**Requirement**
Output the full listing below exactly as it reads, and skip anything that is a picture.

## start Data extract

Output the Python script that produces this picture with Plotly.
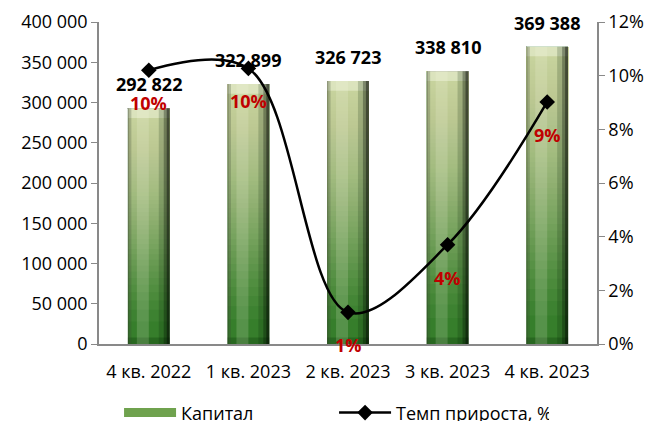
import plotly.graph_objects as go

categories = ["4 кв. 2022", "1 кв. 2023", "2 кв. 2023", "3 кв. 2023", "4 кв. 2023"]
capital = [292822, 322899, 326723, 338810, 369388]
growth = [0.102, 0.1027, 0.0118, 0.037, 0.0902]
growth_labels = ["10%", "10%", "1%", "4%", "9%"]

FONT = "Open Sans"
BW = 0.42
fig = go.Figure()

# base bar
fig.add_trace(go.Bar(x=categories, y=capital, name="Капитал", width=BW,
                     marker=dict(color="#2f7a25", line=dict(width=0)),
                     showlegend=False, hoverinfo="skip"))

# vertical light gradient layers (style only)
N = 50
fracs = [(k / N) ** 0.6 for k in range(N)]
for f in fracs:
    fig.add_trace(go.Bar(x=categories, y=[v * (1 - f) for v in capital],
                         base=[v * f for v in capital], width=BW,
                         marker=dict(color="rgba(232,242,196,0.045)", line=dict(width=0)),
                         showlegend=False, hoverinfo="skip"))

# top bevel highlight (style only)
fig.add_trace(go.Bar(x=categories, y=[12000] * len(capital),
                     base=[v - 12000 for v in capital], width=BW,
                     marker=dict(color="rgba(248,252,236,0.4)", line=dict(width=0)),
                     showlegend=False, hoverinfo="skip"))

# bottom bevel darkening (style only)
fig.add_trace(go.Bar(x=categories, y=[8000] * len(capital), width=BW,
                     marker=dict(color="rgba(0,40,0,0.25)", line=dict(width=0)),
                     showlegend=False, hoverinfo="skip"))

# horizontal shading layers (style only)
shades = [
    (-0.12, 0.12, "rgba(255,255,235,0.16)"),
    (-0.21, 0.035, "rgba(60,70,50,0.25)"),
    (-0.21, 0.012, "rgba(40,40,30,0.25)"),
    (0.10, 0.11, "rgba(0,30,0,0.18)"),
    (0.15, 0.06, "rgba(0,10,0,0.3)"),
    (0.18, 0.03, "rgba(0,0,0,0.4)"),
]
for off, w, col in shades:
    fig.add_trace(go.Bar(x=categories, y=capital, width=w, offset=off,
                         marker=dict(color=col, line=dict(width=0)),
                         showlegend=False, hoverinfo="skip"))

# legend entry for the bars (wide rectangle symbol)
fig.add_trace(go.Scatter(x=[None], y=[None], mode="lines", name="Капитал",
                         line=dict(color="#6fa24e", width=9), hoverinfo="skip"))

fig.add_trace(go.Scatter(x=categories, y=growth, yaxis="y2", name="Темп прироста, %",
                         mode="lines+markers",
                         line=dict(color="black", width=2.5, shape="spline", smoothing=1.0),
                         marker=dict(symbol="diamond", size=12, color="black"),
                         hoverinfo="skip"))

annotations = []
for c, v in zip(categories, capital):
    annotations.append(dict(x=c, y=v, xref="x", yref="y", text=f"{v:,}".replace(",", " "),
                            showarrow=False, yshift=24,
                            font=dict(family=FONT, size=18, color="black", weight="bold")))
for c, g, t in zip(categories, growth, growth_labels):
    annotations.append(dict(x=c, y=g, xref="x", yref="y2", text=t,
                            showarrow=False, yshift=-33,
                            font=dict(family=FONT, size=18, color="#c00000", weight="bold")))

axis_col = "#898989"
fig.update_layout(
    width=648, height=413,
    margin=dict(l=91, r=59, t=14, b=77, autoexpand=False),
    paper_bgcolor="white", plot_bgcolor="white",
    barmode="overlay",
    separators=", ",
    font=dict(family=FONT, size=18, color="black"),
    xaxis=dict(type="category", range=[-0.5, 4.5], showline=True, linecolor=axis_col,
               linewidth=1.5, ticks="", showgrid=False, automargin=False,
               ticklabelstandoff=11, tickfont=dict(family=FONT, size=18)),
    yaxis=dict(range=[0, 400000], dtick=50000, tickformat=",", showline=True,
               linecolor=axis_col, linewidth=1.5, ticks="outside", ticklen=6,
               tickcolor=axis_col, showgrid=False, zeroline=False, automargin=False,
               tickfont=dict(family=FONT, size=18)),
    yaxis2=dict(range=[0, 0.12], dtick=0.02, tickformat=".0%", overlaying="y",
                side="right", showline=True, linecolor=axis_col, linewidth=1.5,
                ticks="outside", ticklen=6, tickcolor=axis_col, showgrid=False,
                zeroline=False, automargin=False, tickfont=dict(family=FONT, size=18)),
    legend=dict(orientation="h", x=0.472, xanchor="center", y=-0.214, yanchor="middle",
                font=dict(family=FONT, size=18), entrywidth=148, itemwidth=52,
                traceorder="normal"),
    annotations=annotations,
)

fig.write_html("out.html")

## end Data extract

**Exercise result**
Output the Python script that produces this picture with Plotly.
import plotly.graph_objects as go

categories = ["4 кв. 2022", "1 кв. 2023", "2 кв. 2023", "3 кв. 2023", "4 кв. 2023"]
capital = [292822, 322899, 326723, 338810, 369388]
growth = [0.102, 0.1027, 0.0118, 0.037, 0.0902]
growth_labels = ["10%", "10%", "1%", "4%", "9%"]

FONT = "Open Sans"
BW = 0.42
fig = go.Figure()

# base bar
fig.add_trace(go.Bar(x=categories, y=capital, name="Капитал", width=BW,
                     marker=dict(color="#2f7a25", line=dict(width=0)),
                     showlegend=False, hoverinfo="skip"))

# vertical light gradient layers (style only)
N = 50
fracs = [(k / N) ** 0.6 for k in range(N)]
for f in fracs:
    fig.add_trace(go.Bar(x=categories, y=[v * (1 - f) for v in capital],
                         base=[v * f for v in capital], width=BW,
                         marker=dict(color="rgba(232,242,196,0.045)", line=dict(width=0)),
                         showlegend=False, hoverinfo="skip"))

# top bevel highlight (style only)
fig.add_trace(go.Bar(x=categories, y=[12000] * len(capital),
                     base=[v - 12000 for v in capital], width=BW,
                     marker=dict(color="rgba(248,252,236,0.4)", line=dict(width=0)),
                     showlegend=False, hoverinfo="skip"))

# bottom bevel darkening (style only)
fig.add_trace(go.Bar(x=categories, y=[8000] * len(capital), width=BW,
                     marker=dict(color="rgba(0,40,0,0.25)", line=dict(width=0)),
                     showlegend=False, hoverinfo="skip"))

# horizontal shading layers (style only)
shades = [
    (-0.12, 0.12, "rgba(255,255,235,0.16)"),
    (-0.21, 0.035, "rgba(60,70,50,0.25)"),
    (-0.21, 0.012, "rgba(40,40,30,0.25)"),
    (0.10, 0.11, "rgba(0,30,0,0.18)"),
    (0.15, 0.06, "rgba(0,10,0,0.3)"),
    (0.18, 0.03, "rgba(0,0,0,0.4)"),
]
for off, w, col in shades:
    fig.add_trace(go.Bar(x=categories, y=capital, width=w, offset=off,
                         marker=dict(color=col, line=dict(width=0)),
                         showlegend=False, hoverinfo="skip"))

# legend entry for the bars (wide rectangle symbol)
fig.add_trace(go.Scatter(x=[None], y=[None], mode="lines", name="Капитал",
                         line=dict(color="#6fa24e", width=9), hoverinfo="skip"))

fig.add_trace(go.Scatter(x=categories, y=growth, yaxis="y2", name="Темп прироста, %",
                         mode="lines+markers",
                         line=dict(color="black", width=2.5, shape="spline", smoothing=1.0),
                         marker=dict(symbol="diamond", size=12, color="black"),
                         hoverinfo="skip"))

annotations = []
for c, v in zip(categories, capital):
    annotations.append(dict(x=c, y=v, xref="x", yref="y", text=f"{v:,}".replace(",", " "),
                            showarrow=False, yshift=24,
                            font=dict(family=FONT, size=18, color="black", weight="bold")))
for c, g, t in zip(categories, growth, growth_labels):
    annotations.append(dict(x=c, y=g, xref="x", yref="y2", text=t,
                            showarrow=False, yshift=-33,
                            font=dict(family=FONT, size=18, color="#c00000", weight="bold")))

axis_col = "#898989"
fig.update_layout(
    width=648, height=413,
    margin=dict(l=91, r=59, t=14, b=77, autoexpand=False),
    paper_bgcolor="white", plot_bgcolor="white",
    barmode="overlay",
    separators=", ",
    font=dict(family=FONT, size=18, color="black"),
    xaxis=dict(type="category", range=[-0.5, 4.5], showline=True, linecolor=axis_col,
               linewidth=1.5, ticks="", showgrid=False, automargin=False,
               ticklabelstandoff=11, tickfont=dict(family=FONT, size=18)),
    yaxis=dict(range=[0, 400000], dtick=50000, tickformat=",", showline=True,
               linecolor=axis_col, linewidth=1.5, ticks="outside", ticklen=6,
               tickcolor=axis_col, showgrid=False, zeroline=False, automargin=False,
               tickfont=dict(family=FONT, size=18)),
    yaxis2=dict(range=[0, 0.12], dtick=0.02, tickformat=".0%", overlaying="y",
                side="right", showline=True, linecolor=axis_col, linewidth=1.5,
                ticks="outside", ticklen=6, tickcolor=axis_col, showgrid=False,
                zeroline=False, automargin=False, tickfont=dict(family=FONT, size=18)),
    legend=dict(orientation="h", x=0.472, xanchor="center", y=-0.214, yanchor="middle",
                font=dict(family=FONT, size=18), entrywidth=148, itemwidth=52,
                traceorder="normal"),
    annotations=annotations,
)

fig.write_html("out.html")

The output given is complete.